Along with the coronavirus and monkeypox, the polio case gives the United States three worrisome viral diseases that were nonexistent here a little more than two years ago.

Highly contagious, polio was a fearsome, sometimes fatal scourge before a vaccine was developed in 1955. It causes permanent paralysis in people who are not fully vaccinated in about 5 of every 1,000 cases.

Most of the U.S. population is protected against the disease through vaccinations in childhood. But in areas with low vaccination coverage, such as the Orthodox Jewish community in Rockland County, unvaccinated people are at high risk. There is no treatment for polio.

In New York City, Friday’s news release said, 86.2 percent of children between 6 months and 5 years old have received three doses of polio vaccine. “Of particular concern,” it added, are neighborhoods where child vaccination coverage is less than 70 percent.

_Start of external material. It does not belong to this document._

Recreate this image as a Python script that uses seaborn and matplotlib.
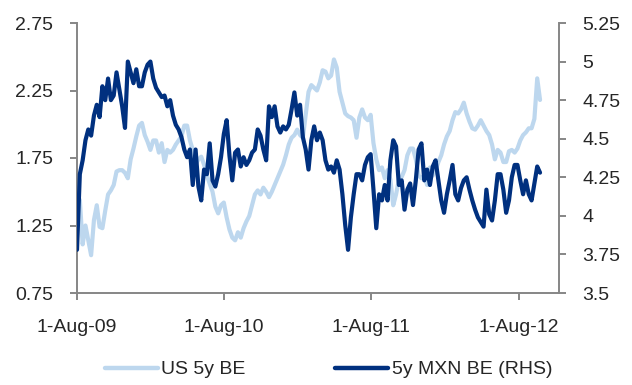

Genetic sequencing for the Rockland County case, performed by New York state’s public health laboratory and confirmed by the CDC, showed a type of polio virus that indicates transmission from someone who received the oral polio vaccine, according to a July health alert. The oral vaccine, which is not administered in the United States, uses weakened virus to stimulate immune system protection against infection.

In rare cases, an unvaccinated person can become infected that way, with the virus eventually returning to full strength, known as neurovirulence, said Irina Gelman, Orange County’s commissioner of health.

In her county, also home to a large Orthodox Jewish population, 58.7 percent of the population is fully vaccinated, significantly less than the New York State total of about 80 percent, according to Friday’s news release. Rockland County has a 60.3 percent vaccination rate, officials said.

The last naturally occurring cases of polio in the United States were recorded in 1979.

On Wednesday, the Rockland County outbreak was causing little outward sign of concern. At four community health centers in Spring Valley, Monsey and Pomona, there were no signs urging unvaccinated residents to get free shots, despite a county vaccination rate of about 60 percent.

Most clinics were quiet and empty, though the sidewalks in Orthodox Jewish enclaves of Spring Valley and Monsey were crowded with mothers pushing strollers. If they were concerned, they kept it to themselves, with one woman after another saying that she had “no opinion about it.”

Esther Miller, however, said she felt secure in the continued health of her five children, who are all vaccinated against polio and other childhood diseases.

“It’s up to parents to keep their kids healthy,” said the 35-year old Spring Valley resident, an Orthodox Jew. “Giving vaccines is what you can do to protect them. My mother got all of her kids vaccinated. She was right on top of it. I do the same.”

Local officials said vaccine misinformation has contributed to low compliance. The polio vaccination rate among children in the county, which has the largest Orthodox population in the country, is 42 percent, and nearly 30 percent of Rockland County’s overall population is younger than 18.

Officials in London announced Wednesday that they are offering polio booster vaccines to children ages 1 to 9 after traces of polio virus were found in the British capital’s wastewater in June. The U.K. Health Security Agency said Wednesday that the vaccination program will start in areas where traces of the virus have been detected and immunization rates are low.

The June discovery prompted Britain to declare a rare “national incident.” No cases have been reported. Britain was declared polio-free by the World Health Organization in 2003.

Adela Suliman in London and Rachel Pannett in Sydney contributed to this report.